According to PECOTA, the Yankees have the advantage up front:
Terrific Tandems: Unlike the NL, there's no runaway winner in this category, with the top four teams separated by about half a win apiece and teams four through seven separated by less than half a win combined. Even given their failure to sign [Cliff] Lee, the Yankees wind up with the AL's top tandem courtesy of CC Sabathia and Phil Hughes (5.5 and 3.6 WARP, respectively), in large part because the big man owns the league's second-highest WARP forecast behind Cy Young winner Felix Hernandez. Ranking a surprising second is the Angels' duo of Dan Haren and Jered Weaver (4.5 and 4.1), with the former about to begin his first full season with the Halos and the latter fresh off a breakout season in which he produced his best strikeout, walk and homer rates while throwing a career-high innings total. Running third is the Tigers' power duo of Justin Verlander and Max Scherzer (4.5 and 3.5), who forecast for just shy of 200 strikeouts apiece. Coming in fourth is the pair of Red Sox who finished as the league's top tandem last year, Jon Lester and Clay Buchholz (4.1 and 3.3) — even with the latter's ERA projected to rise by more than a run, from 2.33 to 3.56, due primarily to regression from a .263 BABIP. Running fifth are Hernandez and Jason Vargas (5.9 and 1.4), almost entirely on the strength of the King. The Lee-less Rangers pair, Colby Lewis and C.J. Wilson (3.6 and 3.5), ranks sixth, with a presumably healthy Jake Peavy and John Danks (4.0 and 3.0) rounding out the league's top half.
The deeper you go, the more ground they lose to the Red Sox:
Front Fours: We're into the serious stuff, the potential best-of-seven series rotations, and it's here where Yankee general manager Brian Cashman's failure to formulate a backup plan lest he miss out on Lee and lose Andy Pettitte to retirement becomes apparent, as both the Angels and Red Sox blow past. The Halos' Ervin Santana (1.8) makes for a fairly formidable fourth, bettered only by Boston's Lackey (2.5), who makes up nearly two wins on the Pinstripes' putative fourth, Garcia (0.6). Via Rick Porcello (1.4) and Mark Buehrle (1.7), just 0.3 wins separate the Yankees, Tigers and White Sox at this level.

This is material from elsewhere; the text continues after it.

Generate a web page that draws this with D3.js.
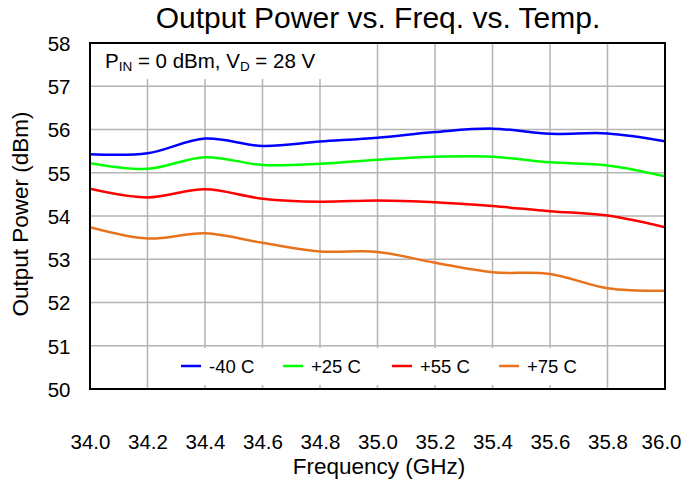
<!DOCTYPE html>
<html><head><meta charset="utf-8">
<script src="https://cdn.jsdelivr.net/npm/d3@7"></script>
<style>
html,body{margin:0;padding:0;background:#fff;}
text{font-family:"Liberation Sans",Arial,sans-serif;fill:#000;}
</style></head>
<body><svg id="c" width="683" height="484"></svg>
<script>
const freqs = [34.0, 34.2, 34.4, 34.6, 34.8, 35.0, 35.2, 35.4, 35.6, 35.8, 36.0];
const seriesNames = ["-40 C", "+25 C", "+55 C", "+75 C"];
const seriesColors = ["#0000ff", "#00ff00", "#ff0000", "#e8731c"];
const m40 = [55.43, 55.45, 55.79, 55.62, 55.72, 55.81, 55.94, 56.02, 55.90, 55.91, 55.73];
const p25 = [55.22, 55.09, 55.36, 55.18, 55.21, 55.30, 55.37, 55.37, 55.24, 55.17, 54.92];
const p55 = [54.63, 54.43, 54.62, 54.40, 54.33, 54.36, 54.32, 54.23, 54.11, 54.01, 53.74];
const p75 = [53.74, 53.48, 53.60, 53.38, 53.18, 53.17, 52.92, 52.70, 52.66, 52.33, 52.27];
const seriesValues = [m40, p25, p55, p75];
const xTicks = [34.0, 34.2, 34.4, 34.6, 34.8, 35.0, 35.2, 35.4, 35.6, 35.8, 36.0];
const yTicks = [50, 51, 52, 53, 54, 55, 56, 57, 58];

const svg = d3.select("#c");
const L = 90, R = 665, T = 43, B = 389;
const x = d3.scaleLinear().domain([34, 36]).range([L, R]);
const y = d3.scaleLinear().domain([50, 58]).range([B, T]);

// gridlines
const g = svg.append("g");
g.selectAll("line.v").data(xTicks).enter().append("line")
  .attr("x1", d => x(d)).attr("x2", d => x(d)).attr("y1", T).attr("y2", B)
  .attr("stroke", "#b4b4b4").attr("stroke-width", 1.5);
g.selectAll("line.h").data(yTicks).enter().append("line")
  .attr("x1", L).attr("x2", R).attr("y1", d => y(d)).attr("y2", d => y(d))
  .attr("stroke", "#b4b4b4").attr("stroke-width", 1.5);

// annotation box
svg.append("rect").attr("x", L + 1).attr("y", T + 1).attr("width", 272).attr("height", 35).attr("fill", "#fff");
const ann = svg.append("text").attr("x", 105).attr("y", 68).attr("font-size", 20.5);
ann.append("tspan").text("P");
ann.append("tspan").attr("font-size", 13.5).attr("dy", 3).text("IN");
ann.append("tspan").attr("dy", -3).text(" = 0 dBm, V");
ann.append("tspan").attr("font-size", 13.5).attr("dy", 3).text("D");
ann.append("tspan").attr("dy", -3).text(" = 28 V");

// legend box
svg.append("rect").attr("x", 150).attr("y", 348).attr("width", 456).attr("height", 37).attr("fill", "#fff");
const legX = [181, 283, 392, 499];
seriesNames.forEach((n, i) => {
  svg.append("line").attr("x1", legX[i]).attr("x2", legX[i] + 20).attr("y1", 366).attr("y2", 366)
    .attr("stroke", seriesColors[i]).attr("stroke-width", 2.5);
  svg.append("text").attr("x", legX[i] + 28).attr("y", 372.5).attr("font-size", 18.5).text(n);
});

// lines
const line = d3.line().x((d, i) => x(freqs[i])).y(d => y(d)).curve(d3.curveCatmullRom.alpha(0.5));
svg.append("defs").append("clipPath").attr("id", "clip").append("rect")
  .attr("x", L).attr("y", T).attr("width", R - L).attr("height", B - T);
seriesValues.forEach((vals, i) => {
  svg.append("path").attr("d", line(vals)).attr("fill", "none")
    .attr("stroke", seriesColors[i]).attr("stroke-width", 2.5).attr("clip-path", "url(#clip)");
});

// frame
svg.append("rect").attr("x", L).attr("y", T).attr("width", R - L).attr("height", B - T)
  .attr("fill", "none").attr("stroke", "#000").attr("stroke-width", 2);

// axes
const xAxis = d3.axisBottom(x).tickValues(xTicks).tickFormat(d3.format(".1f")).tickSize(0).tickPadding(0);
const xa = svg.append("g").attr("transform", `translate(0,${B})`).call(xAxis);
xa.select(".domain").remove();
xa.selectAll("text").attr("font-size", 20.5).attr("dy", null).attr("y", 60).attr("font-family", "Liberation Sans, Arial, sans-serif").attr("fill", "#000");
xa.selectAll(".tick").filter(d => d === 36.0).select("text").attr("text-anchor", "end").attr("x", 16);

const yAxis = d3.axisLeft(y).tickValues(yTicks).tickSize(0).tickPadding(0);
const ya = svg.append("g").attr("transform", `translate(${L},0)`).call(yAxis);
ya.select(".domain").remove();
ya.selectAll("text").attr("font-size", 20.5).attr("x", -19.5).attr("dy", "0.36em").attr("font-family", "Liberation Sans, Arial, sans-serif").attr("fill", "#000");

// titles
svg.append("text").attr("x", 378).attr("y", 28).attr("text-anchor", "middle").attr("font-size", 30)
  .text("Output Power vs. Freq. vs. Temp.");
svg.append("text").attr("x", 379).attr("y", 474).attr("text-anchor", "middle").attr("font-size", 22.5)
  .text("Frequency (GHz)");
svg.append("text").attr("transform", "translate(27.5,214) rotate(-90)").attr("text-anchor", "middle").attr("font-size", 22.5)
  .text("Output Power (dBm)");
</script></body></html>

The Rangers lose a bit of ground on the pack above them via Derek Holland (1.3), while the Rays finally crash the upper ranks via their homegrown quartet of David Price, Jeremy Hellickson, Jeff Niemann and James Shields (3.6, 2.7, 2.1, and 2.0, respectively); that's Hellickson with the highest forecast of any AL rookie hurler.
By the time the sextets are considered — that is, the presumptive starting fives plus the top alternate — the Yankees' unit ranks sixth in the league, projected for a combined 11.7 WARP. Topping the table are the Red Sox (14.1 WARP), with the Angels, White Sox, A's and Rays between the two Beasts of the East. That's something of a surprise given the collective 4.84 ERA the Bosox got from Josh Beckett, John Lackey and Dasiuke Matsuzaka last year, but PECOTA is quite optimistic regarding that trio's rebound, because their peripherals (0.9 HR/9, 3.5 BB/9, 7.3 K/9) were solid enough to produce a collective 4.19 SIERA and a projection for a 4.02 ERA.
It's unfair to suggest PECOTA's being particularly one-sided when it comes to the ongoing grudge match, for it sees Sabathia (235 innings, 3.19 ERA) providing a carbon copy of his 2010, Hughes shaving more than half a run off his ERA (to 3.64) while pushing to 195 innings, and A.J. Burnett at least partially rebounding (185 innings, 4.49 ERA, 1.5 WARP) from his dismal 2010. As anticipated, it's the lesser lights who are miscast as adequate back-rotation solutions for a contender which cause the Yanks to sag relative to the Sox, with Freddy Garcia projected for a 4.81 ERA, and David Phelps, Ivan Nova and Bartolo Colon called out for being the replacement-level fodder that they are, with ERAs around 5.00, and WARPs requiring electron microscopes to see. Indeed, among the Yankees' ready options, the system is most optimistic about Sergio Mitre (4.59 ERA, 0.4 WARP over 95 innings), hardly a comforting thought.
Of course, it's fair to point out that projection is not destiny. Despite the weight of the information that goes into PECOTA via multi-year track records, minor league translations, and cross-matching with approximately a bajillion player-seasons since World War II, no projection system can tell you that this young hurler will take a big leap forward by ironing out his mechanics, polishing his third pitch, and suddenly missing more bats while lowering his walk rate — and it's exactly such breakthroughs (or conversely, breakdowns) which cause pitchers to progress in such nonlinear fashion.
Good or bad, the news is that unlike the NL, there's very little separating the top AL rotations, with one injury, moderate upgrade, or even adjusted innings assumption potentially upsetting the order. Overall, the system is still quite sanguine about the Yankees, forecasting a 92-win campaign, just one win behind the top ranked Sox, and with a 70.8 percent chance of making the playoffs. Given the current state of the Yankees' starters, that's hardly a bad starting point.